Exercise instructions. Exactly and only the lines from the one containing "Recreate this image" through the one containing "return (plot_b - (py - OFF)) / ph" are to be repeated, both ends included.

Records for processing.
— begin —
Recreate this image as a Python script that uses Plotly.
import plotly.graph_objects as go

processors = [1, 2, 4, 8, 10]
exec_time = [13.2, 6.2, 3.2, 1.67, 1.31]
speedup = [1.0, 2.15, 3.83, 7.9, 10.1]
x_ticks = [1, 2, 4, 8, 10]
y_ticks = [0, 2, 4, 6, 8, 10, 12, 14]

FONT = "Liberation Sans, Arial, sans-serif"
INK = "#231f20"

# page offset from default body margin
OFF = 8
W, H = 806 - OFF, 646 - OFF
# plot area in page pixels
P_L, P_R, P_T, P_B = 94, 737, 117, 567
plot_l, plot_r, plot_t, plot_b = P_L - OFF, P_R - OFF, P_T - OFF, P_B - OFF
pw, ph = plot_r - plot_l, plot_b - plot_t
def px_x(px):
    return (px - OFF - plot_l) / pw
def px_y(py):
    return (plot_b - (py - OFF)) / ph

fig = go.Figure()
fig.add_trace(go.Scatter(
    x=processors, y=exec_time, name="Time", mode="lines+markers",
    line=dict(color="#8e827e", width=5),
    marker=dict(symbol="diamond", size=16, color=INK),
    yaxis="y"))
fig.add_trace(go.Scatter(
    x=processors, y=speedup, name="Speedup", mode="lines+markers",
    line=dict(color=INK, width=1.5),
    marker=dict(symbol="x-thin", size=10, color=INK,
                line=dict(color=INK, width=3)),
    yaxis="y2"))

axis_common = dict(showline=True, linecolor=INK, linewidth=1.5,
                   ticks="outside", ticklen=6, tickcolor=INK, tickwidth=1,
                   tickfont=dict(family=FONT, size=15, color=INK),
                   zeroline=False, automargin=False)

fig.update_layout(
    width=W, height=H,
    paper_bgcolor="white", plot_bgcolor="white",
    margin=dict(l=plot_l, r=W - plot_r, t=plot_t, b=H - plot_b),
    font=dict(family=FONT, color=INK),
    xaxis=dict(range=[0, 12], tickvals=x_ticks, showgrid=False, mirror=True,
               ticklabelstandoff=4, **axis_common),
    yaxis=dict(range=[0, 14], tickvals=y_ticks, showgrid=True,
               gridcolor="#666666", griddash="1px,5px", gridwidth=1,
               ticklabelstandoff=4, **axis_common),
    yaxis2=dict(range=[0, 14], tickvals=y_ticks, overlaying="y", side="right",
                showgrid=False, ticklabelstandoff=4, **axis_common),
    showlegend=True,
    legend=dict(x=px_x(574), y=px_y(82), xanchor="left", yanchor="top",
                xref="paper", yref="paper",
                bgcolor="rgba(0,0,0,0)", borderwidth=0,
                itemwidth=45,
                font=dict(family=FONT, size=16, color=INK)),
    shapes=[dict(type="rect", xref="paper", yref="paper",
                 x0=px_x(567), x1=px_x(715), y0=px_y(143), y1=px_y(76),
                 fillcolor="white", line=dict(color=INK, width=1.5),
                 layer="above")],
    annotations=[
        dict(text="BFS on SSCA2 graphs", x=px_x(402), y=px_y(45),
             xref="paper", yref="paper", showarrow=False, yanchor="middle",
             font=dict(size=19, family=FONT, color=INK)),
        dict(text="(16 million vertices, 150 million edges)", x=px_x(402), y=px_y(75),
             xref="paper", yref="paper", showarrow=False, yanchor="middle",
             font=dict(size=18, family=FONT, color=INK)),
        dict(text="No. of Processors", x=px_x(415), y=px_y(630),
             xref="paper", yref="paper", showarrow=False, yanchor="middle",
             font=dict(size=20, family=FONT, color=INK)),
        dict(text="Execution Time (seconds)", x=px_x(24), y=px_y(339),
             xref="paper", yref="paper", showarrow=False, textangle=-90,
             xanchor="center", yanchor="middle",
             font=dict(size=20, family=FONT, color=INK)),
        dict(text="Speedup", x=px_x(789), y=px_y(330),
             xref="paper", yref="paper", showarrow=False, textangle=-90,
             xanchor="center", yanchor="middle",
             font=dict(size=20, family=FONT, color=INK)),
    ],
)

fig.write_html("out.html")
— end —
— begin —
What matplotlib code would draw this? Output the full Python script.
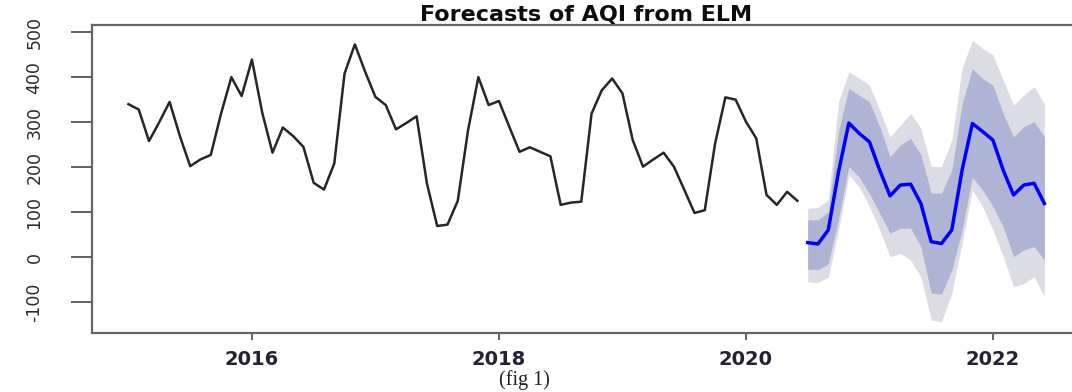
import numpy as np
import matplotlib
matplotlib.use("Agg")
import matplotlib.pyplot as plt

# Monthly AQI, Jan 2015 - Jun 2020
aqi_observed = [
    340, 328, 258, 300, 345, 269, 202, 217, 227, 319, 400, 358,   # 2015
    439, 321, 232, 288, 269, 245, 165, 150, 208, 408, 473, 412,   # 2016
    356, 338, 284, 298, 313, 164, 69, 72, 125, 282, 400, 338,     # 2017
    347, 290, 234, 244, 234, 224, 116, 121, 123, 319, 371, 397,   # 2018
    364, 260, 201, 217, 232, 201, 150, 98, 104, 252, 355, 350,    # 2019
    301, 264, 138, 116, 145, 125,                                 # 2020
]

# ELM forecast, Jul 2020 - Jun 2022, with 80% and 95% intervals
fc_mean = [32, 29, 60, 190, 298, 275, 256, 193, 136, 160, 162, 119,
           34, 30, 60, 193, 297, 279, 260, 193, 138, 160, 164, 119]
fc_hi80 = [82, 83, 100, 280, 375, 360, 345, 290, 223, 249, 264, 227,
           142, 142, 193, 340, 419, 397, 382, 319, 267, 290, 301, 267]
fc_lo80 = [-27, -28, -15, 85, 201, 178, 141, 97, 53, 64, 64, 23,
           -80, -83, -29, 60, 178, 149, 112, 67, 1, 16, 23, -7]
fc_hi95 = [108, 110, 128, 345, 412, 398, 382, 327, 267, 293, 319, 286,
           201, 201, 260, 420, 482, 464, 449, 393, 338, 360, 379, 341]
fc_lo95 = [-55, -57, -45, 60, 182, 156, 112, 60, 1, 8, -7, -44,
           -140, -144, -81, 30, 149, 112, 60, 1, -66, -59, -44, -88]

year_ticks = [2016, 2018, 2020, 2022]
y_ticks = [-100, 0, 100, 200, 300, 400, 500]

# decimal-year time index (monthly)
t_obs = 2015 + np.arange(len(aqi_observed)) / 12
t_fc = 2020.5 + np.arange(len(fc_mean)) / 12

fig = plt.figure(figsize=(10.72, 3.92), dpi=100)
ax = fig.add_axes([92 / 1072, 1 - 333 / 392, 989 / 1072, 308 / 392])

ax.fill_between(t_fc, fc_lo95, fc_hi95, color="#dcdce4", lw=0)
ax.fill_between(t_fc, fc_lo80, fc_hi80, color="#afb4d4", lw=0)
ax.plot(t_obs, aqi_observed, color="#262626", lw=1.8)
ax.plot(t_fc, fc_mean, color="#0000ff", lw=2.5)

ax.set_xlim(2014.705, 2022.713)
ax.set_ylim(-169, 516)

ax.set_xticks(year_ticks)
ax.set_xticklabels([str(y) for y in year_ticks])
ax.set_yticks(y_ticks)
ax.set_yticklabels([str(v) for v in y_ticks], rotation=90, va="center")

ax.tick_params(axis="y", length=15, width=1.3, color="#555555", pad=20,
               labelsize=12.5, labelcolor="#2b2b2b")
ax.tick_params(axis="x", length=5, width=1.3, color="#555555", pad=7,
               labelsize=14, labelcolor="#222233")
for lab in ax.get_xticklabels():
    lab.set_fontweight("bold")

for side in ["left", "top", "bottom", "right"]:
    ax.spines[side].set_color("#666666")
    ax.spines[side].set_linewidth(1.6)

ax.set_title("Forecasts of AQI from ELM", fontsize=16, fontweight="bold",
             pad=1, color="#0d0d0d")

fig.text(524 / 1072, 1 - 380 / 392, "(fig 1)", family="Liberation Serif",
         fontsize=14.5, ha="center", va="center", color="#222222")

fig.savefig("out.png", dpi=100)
— end —
Response to this exercise.
Recreate this image as a Python script that uses Plotly.
import plotly.graph_objects as go

processors = [1, 2, 4, 8, 10]
exec_time = [13.2, 6.2, 3.2, 1.67, 1.31]
speedup = [1.0, 2.15, 3.83, 7.9, 10.1]
x_ticks = [1, 2, 4, 8, 10]
y_ticks = [0, 2, 4, 6, 8, 10, 12, 14]

FONT = "Liberation Sans, Arial, sans-serif"
INK = "#231f20"

# page offset from default body margin
OFF = 8
W, H = 806 - OFF, 646 - OFF
# plot area in page pixels
P_L, P_R, P_T, P_B = 94, 737, 117, 567
plot_l, plot_r, plot_t, plot_b = P_L - OFF, P_R - OFF, P_T - OFF, P_B - OFF
pw, ph = plot_r - plot_l, plot_b - plot_t
def px_x(px):
    return (px - OFF - plot_l) / pw
def px_y(py):
    return (plot_b - (py - OFF)) / ph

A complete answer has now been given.